It's a Jungle Out There: A State-Level Recap of Ca Primary Results
Wednesday, June 6, 2018
A CLTA News Express
June 6, 2018
The dust has started to settle after California’s top-two or “jungle” primary. The winning candidates can now begin to size up the general election opponents they’ll face in the fall.
At the statewide level, Lt. Governor Gavin Newsom is set to square off in the general election against Republican John Cox in the race for Governor. Cox, whom likely benefited from an endorsement from Donald Trump, was able to consolidate the GOP vote in recent weeks and cruised into the second spot behind Newsom, well ahead of third-place finisher and L.A. Mayor Antonio Villaraigosa. The securing of a spot on the ballot for Governor was viewed as critical for Republicans in the state, who were concerned that a lack of a presence on the top of the ticket could lead to suppressed turnout for November’s general election.
Republicans were not so fortunate in the race for Lt. Governor, however, in which two Democrats – former Ambassador Eleni Kounalakis and state Senator Ed Hernandez – will face one another in the fall runoff. The election for Secretary of State will pit current officeholder Democrat Alex Padilla against Republican challenger Mark Meuser.
In his quest for Attorney General, Xavier Becerra was able to consolidate the majority of the Democratic vote and will face Republican Steven Bailey in November. Current Insurance Commissioner Dave Jones’ appeal to the Democratic base seems to have gone unheard, as he finished fourth in the race for the State’s top law enforcement position behind Republican Eric Early.
Of particular interest to the title industry, former Republican Insurance Commissioner Steve Poizner, now running as a No Party Preference candidate, will face Democratic State Senator Ricardo Lara in his bid to serve a second term in his former job. Poizner, who stepped down in 2010 after a single term to run unsuccessfully for governor, lead Lara by approximately 23,000 votes. Democrat Asif Mahmood was a distant third.
State Legislature: Recalls, Special Elections, and Supermajorities
In the State Legislature, the biggest news of the night came with the successful ouster of Democratic state Senator Josh Newman in a recall election focused on Newman’s vote for the controversial gas tax, SB 1. GOP Assemblymember Ling Ling Chang, whom Newman narrowly defeated in 2016, was the top vote getter among the candidates vying to secure the seat and will serve out the remainder of Newman’s term. Coming on the heels of Senator Tony Mendoza’s resignation, the loss of Newman’s seat leaves Democrats two seats short of a supermajority in the upper chamber for the time being.
In addition, the overwhelming success of the recall election ensures that the gas tax—enacted by legislation passed almost exclusively with Democratic votes— will be front and center in many Republican campaigns from the Governor’s race all the way down the ticket.
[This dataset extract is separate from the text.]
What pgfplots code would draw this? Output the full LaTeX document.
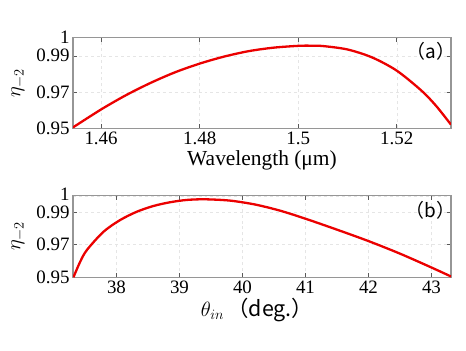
\documentclass[border=0pt]{standalone}
\usepackage{pgfplots}
\pgfplotsset{compat=1.18}
\usepackage{fontspec}
\setmainfont{Liberation Serif}
\newfontfamily\tnr{Liberation Serif}
\newfontfamily\cjk{Noto Sans CJK SC}
\definecolor{axgray}{RGB}{150,150,150}
\definecolor{curvered}{RGB}{235,0,0}
\pgfplotsset{
  myaxis/.style={
    scale only axis,
    width=378bp,
    axis line style={axgray, line width=1.1bp},
    tick style={gray!70!black, line width=0.6bp},
    major tick length=4bp,
    tick align=inside,
    xtick pos=both, ytick pos=both,
    grid=major,
    major grid style={gray!20, dashed, line width=0.4bp},
    ymin=0.95, ymax=1,
    ytick={0.95,0.97,0.99,1},
    /pgf/number format/assume math mode=true,
    tick label style={font=\tnr\fontsize{19}{21}\selectfont, black},
    yticklabel style={inner ysep=0pt},
    label style={font=\tnr\fontsize{21.5}{24}\selectfont},
    ylabel style={at={(axis description cs:-0.145,0.5)}, anchor=center, rotate=0},
  }
}
\begin{document}
\begin{tikzpicture}
\path[use as bounding box] (0,0) rectangle (466bp,351bp);
\begin{axis}[myaxis,
  at={(73bp,222.7bp)}, anchor=south west,
  height=90.6bp,
  xmin=1.4543, xmax=1.5310,
  xtick={1.46,1.48,1.5,1.52},
  xticklabels={1.46,1.48,1.5,1.52},
  yticklabels={0.95,0.97,0.99,1},
  xlabel={Wavelength (μm)},
  xlabel style={at={(axis description cs:0.5,-0.35)}, anchor=center},
  ylabel={$\eta_{-2}$},
]
\addplot[curvered, line width=2.3bp, smooth] coordinates {
(1.4543,0.9505) (1.4600,0.9604) (1.4650,0.9682) (1.4700,0.9750)
(1.4750,0.9809) (1.4800,0.9857) (1.4850,0.9896) (1.4900,0.9926)
(1.4950,0.9945) (1.5000,0.9955) (1.5025,0.9956) (1.5050,0.9954)
(1.5100,0.9935) (1.5150,0.9891) (1.5200,0.9818) (1.5250,0.9708)
(1.5280,0.9623) (1.5310,0.9520)
};
\node[font=\tnr\fontsize{19}{21}\selectfont] at (rel axis cs:0.947,0.846) {\cjk{（}a\cjk{）}};
\end{axis}
\begin{axis}[myaxis,
  at={(73bp,73.7bp)}, anchor=south west,
  height=81.6bp,
  xmin=37.31, xmax=43.31,
  xtick={38,39,40,41,42,43},
  yticklabels={0.95,0.97,0.99,\raisebox{2.5bp}{1}},
  xlabel={$\theta_{in}$\,\cjk{（}deg.\cjk{）}},
  xlabel style={at={(axis description cs:0.487,-0.40)}, anchor=center},
  ylabel={$\eta_{-2}$},
]
\addplot[curvered, line width=2.3bp, smooth] coordinates {
(37.317,0.9500) (37.420,0.9592) (37.530,0.9667) (37.794,0.9779) (38.059,0.9851)
(38.324,0.9902) (38.587,0.9937) (38.852,0.9960) (39.117,0.9974)
(39.400,0.9978) (39.800,0.9970) (40.200,0.9946) (40.600,0.9908)
(41.000,0.9859) (41.500,0.9792) (42.000,0.9722) (42.500,0.9645)
(43.000,0.9560) (43.310,0.9505)
};
\node[font=\tnr\fontsize{19}{21}\selectfont] at (rel axis cs:0.945,0.817) {\cjk{（}b\cjk{）}};
\end{axis}
\end{tikzpicture}
\end{document}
In Assembly Districts 39 and 45, special elections for the seats vacated by legislators who resigned in the wake of sexual harassment allegations concluded, bringing Democrats in the Assembly back to their 55-seat supermajority. Assemblymember Cristina Garcia, a leader of the #METOO movement who herself became entangled in a sexual harassment scandal, survived a crowded field of six Democratic challengers and is expected to cruise to victory in the fall against her Republican opponent. State Senator Tony Mendoza fell short in his attempt to reclaim the seat from which he resigned after he faced down a looming expulsion vote in the state Senate over sexual harassment allegations.
With a number of polls showing the gas tax to be unpopular, and a repeal initiative likely for the November ballot, the tenor of the fall races will almost certainly coalesce around the issues of taxes and the federal government, with Republican candidates reminding voters that a state legislature with Democratic supermajorities in both chambers raised taxes on gas via SB 1 and recorded documents via SB 2, and Democrats looking to make the election a referendum on the policies and supporters of the Trump administration.